Bostrom has emphasised that he does not believe the paperclip maximiser scenario per se will actually occur; rather, his intention is to illustrate the dangers of creating superintelligent machines without knowing how to safely program them to eliminate existential risk to human beings. The paperclip maximizer example illustrates the broad problem of managing powerful systems that lack human values

Suddenly it struck me that this was just the magic salt mill ever so slightly veiled in cyber garb. In case you're not up on your folklore...

It is Aarne-Thompson type 565, the Magic Mill. Other tales of this type include The Water Mother and Sweet porridge.

Synopsis

A poor man begged from his brother on Christmas Eve. The brother promised him, depending on the variant, ham or bacon or a lamb if he would do something. The poor brother promised; the rich one handed over the food and told him to go to Hell (in Lang's version, the Dead Men's Hall; in the Greek, the Devil's dam). Since he promised, he set out. In the Norse variants, he meets an old man along the way. In some variants, the man begs from him, and he gives something; in all, the old man tells him that in Hell (or the hall), they will want to buy the food from him, but he must only sell it for the hand-mill behind the door, and come to him for directions to use it. It took a great deal of haggling, but the poor man succeeded, and the old man showed him how to use it. In the Greek, he merely brought the lamb and told the devils that he would take whatever they would give him, and they gave him the mill. He took it to his wife, and had it grind out everything they needed for Christmas, from lights to tablecloth to meat and ale. They ate well and on the third day, they had a great feast. His brother was astounded and when the poor man had drunk too much, or when the poor man's children innocently betrayed the secret, he showed his rich brother the hand-mill.
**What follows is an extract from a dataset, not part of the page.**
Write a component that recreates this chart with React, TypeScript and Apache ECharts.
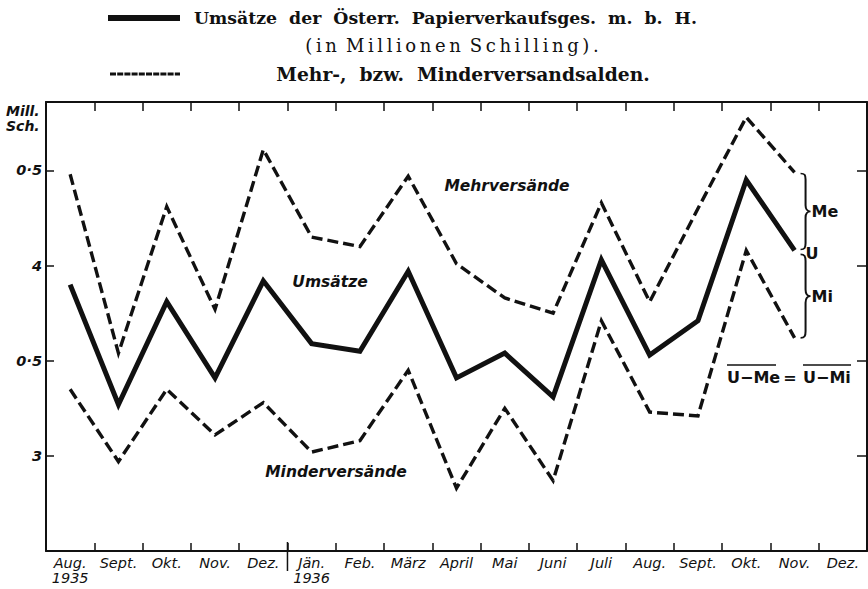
import React, { useEffect, useRef } from "react";
import * as echarts from "echarts";

const months = [
  "Aug.\n1935", "Sept.", "Okt.", "Nov.", "Dez.", "Jän.\n1936", "Feb.", "März",
  "April", "Mai", "Juni", "Juli", "Aug.", "Sept.", "Okt.", "Nov.", "Dez.",
];
const umsaetze = [3.9, 3.27, 3.81, 3.41, 3.92, 3.59, 3.55, 3.97, 3.41, 3.54, 3.31, 4.03, 3.53, 3.71, 4.45, 4.08, null];
const mehrversand = [4.48, 3.54, 4.31, 3.77, 4.61, 4.15, 4.1, 4.47, 4.01, 3.83, 3.75, 4.33, 3.81, 4.3, 4.78, 4.49, null];
const minderversand = [3.35, 2.97, 3.35, 3.11, 3.28, 3.02, 3.08, 3.45, 2.83, 3.25, 2.87, 3.71, 3.23, 3.21, 4.08, 3.62, null];
const yTickValues = [3, 3.5, 4, 4.5];
const yTickTexts = ["3", "0·5", "4", "0·5"];

const Y_MIN = 2.5;
const Y_MAX = 4.86;
const Y_STEP = 0.5;

const BRACE = "M0,0 C4,0 5,2 5,8 L5,42 C5,47 6,50 10,50 C6,50 5,53 5,58 L5,92 C5,98 4,100 0,100";
echarts.graphic.registerShape("brace", echarts.graphic.extendPath(BRACE, {}));

const SANS = "DejaVu Sans";
const SERIF = "DejaVu Serif";
const INK = "#111";

// spaced-out typesetting (thin spaces between letters)
const spaced = (s: string) =>
  s.split(" ").map((w) => w.split("").join("\u2009")).join("\u2002");

export default function App() {
  const ref = useRef<HTMLDivElement>(null);
  useEffect(() => {
    document.body.style.margin = "0";
    const chart = echarts.init(ref.current!, null, { renderer: "svg" });
    const yFmt = (v: number) => {
      const i = yTickValues.findIndex((t) => Math.abs(t - v) < 1e-6);
      return i >= 0 ? yTickTexts[i] : "";
    };
    const axisLine = { show: true, lineStyle: { color: INK, width: 2 } };
    const option: any = {
      animation: false,
      backgroundColor: "#fff",
      grid: { left: 46, right: 1, top: 102, bottom: 38 },
      xAxis: [
        {
          type: "category",
          data: months,
          boundaryGap: true,
          position: "bottom",
          axisLine,
          axisTick: { show: true, inside: true, length: 8, lineStyle: { color: INK, width: 1.5 } },
          axisLabel: {
            interval: 0,
            margin: 4,
            color: INK,
            fontFamily: SANS,
            fontStyle: "italic",
            fontSize: 14.5,
            lineHeight: 15,
          },
          splitLine: { show: false },
        },
        {
          type: "category",
          data: months,
          boundaryGap: true,
          position: "top",
          axisLine,
          axisTick: { show: true, inside: true, length: 9, lineStyle: { color: INK, width: 1.5 } },
          axisLabel: { show: false },
          splitLine: { show: false },
        },
      ],
      yAxis: [
        {
          type: "value",
          min: Y_MIN,
          max: Y_MAX,
          interval: Y_STEP,
          position: "left",
          axisLine,
          axisTick: { show: true, inside: true, length: 8, lineStyle: { color: INK, width: 1.5 } },
          axisLabel: {
            margin: 4,
            formatter: yFmt,
            color: INK,
            fontFamily: SANS,
            fontStyle: "italic",
            fontWeight: "bold",
            fontSize: 14.5,
          },
          splitLine: { show: false },
        },
        {
          type: "value",
          min: Y_MIN,
          max: Y_MAX,
          interval: Y_STEP,
          position: "right",
          axisLine,
          axisTick: { show: true, inside: true, length: 10, lineStyle: { color: INK, width: 1.5 } },
          axisLabel: { show: false },
          splitLine: { show: false },
        },
      ],
      series: [
        {
          name: "Mehrversände",
          type: "line",
          data: mehrversand,
          showSymbol: false,
          symbol: "none",
          lineStyle: { color: INK, width: 3.4, type: [11, 5], cap: "butt", join: "miter" },
        },
        {
          name: "Umsätze",
          type: "line",
          data: umsaetze,
          showSymbol: false,
          symbol: "none",
          lineStyle: { color: INK, width: 5, type: "solid", join: "miter" },
        },
        {
          name: "Minderversände",
          type: "line",
          data: minderversand,
          showSymbol: false,
          symbol: "none",
          lineStyle: { color: INK, width: 3.4, type: [11, 5], cap: "butt", join: "miter" },
        },
      ],
    };
    chart.setOption(option);

    const px = (i: number, v: number) =>
      chart.convertToPixel({ xAxisIndex: 0, yAxisIndex: 0 }, [i, v]) as number[];
    const last = 15;
    const pMe = px(last, mehrversand[last] as number);
    const pU = px(last, umsaetze[last] as number);
    const pMi = px(last, minderversand[last] as number);
    const bx = pU[0] + 6;
    const upTop = pMe[1] + 1;
    const upBot = pU[1] - 1;
    const loTop = pU[1] + 4;
    const loBot = pMi[1];
    const dez = px(4, 3)[0];
    const jan = px(5, 3)[0];
    const divX = (dez + jan) / 2;
    const axisY = px(0, Y_MIN)[1];

    const braceStyle = { stroke: INK, lineWidth: 2, fill: null, strokeNoScale: true };
    const labelFont = (size: number, weight = "normal", style = "normal", family = SANS) => ({
      fontSize: size,
      fontWeight: weight,
      fontStyle: style,
      fontFamily: family,
      fill: INK,
    });

    chart.setOption({
      graphic: [
        // legend / title
        { type: "line", shape: { x1: 108, y1: 18, x2: 180, y2: 18 }, style: { stroke: INK, lineWidth: 6 } },
        {
          type: "text",
          x: 194,
          y: 18,
          style: { text: "Umsätze  der  Österr.  Papierverkaufsges.  m.  b.  H.", ...labelFont(17.3, "bold", "normal", SERIF), verticalAlign: "middle" },
        },
        {
          type: "text",
          x: 452,
          y: 45,
          style: { text: spaced("(in Millionen Schilling)."), ...labelFont(18, "normal", "normal", SERIF), align: "center", verticalAlign: "middle" },
        },
        {
          type: "line",
          shape: { x1: 110, y1: 74, x2: 180, y2: 74 },
          style: { stroke: INK, lineWidth: 3, lineDash: [6, 1.2] },
        },
        {
          type: "text",
          x: 463,
          y: 74,
          style: { text: "Mehr-,  bzw.  Minderversandsalden.", ...labelFont(18.7, "bold", "normal", SERIF), align: "center", verticalAlign: "middle" },
        },
        // unit
        { type: "text", x: 6, y: 111, style: { text: "Mill.", ...labelFont(14, "bold", "italic"), verticalAlign: "middle" } },
        { type: "text", x: 6, y: 126, style: { text: "Sch.", ...labelFont(14, "bold", "italic"), verticalAlign: "middle" } },
        // series annotations
        { type: "text", x: 507, y: 186, style: { text: "Mehrversände", ...labelFont(15.5, "bold", "italic"), align: "center", verticalAlign: "middle" } },
        { type: "text", x: 330, y: 282, style: { text: "Umsätze", ...labelFont(15.5, "bold", "italic"), align: "center", verticalAlign: "middle" } },
        { type: "text", x: 336, y: 472, style: { text: "Minderversände", ...labelFont(15.5, "bold", "italic"), align: "center", verticalAlign: "middle" } },
        // year divider
        { type: "line", shape: { x1: divX, y1: axisY - 9, x2: divX, y2: axisY + 20 }, style: { stroke: INK, lineWidth: 1.5 } },
        // braces
        { type: "brace", x: bx, y: upTop, scaleX: 1, scaleY: (upBot - upTop) / 100, style: braceStyle },
        { type: "brace", x: bx, y: loTop, scaleX: 1, scaleY: (loBot - loTop) / 100, style: braceStyle },
        { type: "text", x: bx + 11, y: (upTop + upBot) / 2, style: { text: "Me", ...labelFont(16, "bold"), verticalAlign: "middle" } },
        { type: "text", x: bx + 5, y: pU[1] + 3, style: { text: "U", ...labelFont(16, "bold"), verticalAlign: "middle" } },
        { type: "text", x: bx + 11, y: (loTop + loBot) / 2, style: { text: "Mi", ...labelFont(16, "bold"), verticalAlign: "middle" } },
        // equation
        { type: "text", x: 727, y: 377, style: { text: "U−Me", ...labelFont(16, "bold"), verticalAlign: "middle" } },
        { type: "text", x: 790, y: 377, style: { text: "=", ...labelFont(16, "bold"), align: "center", verticalAlign: "middle" } },
        { type: "text", x: 803, y: 377, style: { text: "U−Mi", ...labelFont(16, "bold"), verticalAlign: "middle" } },
        { type: "line", shape: { x1: 727, y1: 365, x2: 776, y2: 365 }, style: { stroke: INK, lineWidth: 1.5 } },
        { type: "line", shape: { x1: 803, y1: 365, x2: 851, y2: 365 }, style: { stroke: INK, lineWidth: 1.5 } },
      ],
    });
    return () => chart.dispose();
  }, []);
  return <div ref={ref} style={{ position: "fixed", left: 0, top: 0, width: 868, height: 589, background: "#fff" }} />;
}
His brother finally persuaded him to sell it. In the Norse version, the poor brother didn't teach him how to handle it. He set to grind out herrings and broth, but it soon flooded his house. His brother wouldn't take it back until he paid him as much as he paid to have it. In the Greek, the brother set out to Constantinople by ship. In the Norse, one day a skipper wanted to buy the hand-mill from him, and eventually persuaded him. In all versions, the new owner took it to sea and set it to grind out salt. It ground out salt until it sank the boat, and then went on grinding in the sea, turning the sea salty.


I realize Bostrom isn't proposing this as a likely scenario. That's not the point. What matters here is that he and other researchers and commentators tend to think about technology using the specific heuristics and motifs people have always used for thinking about magic, and it worries me when I start recognizing the Aarne–Thompson classifications for stories in the science section.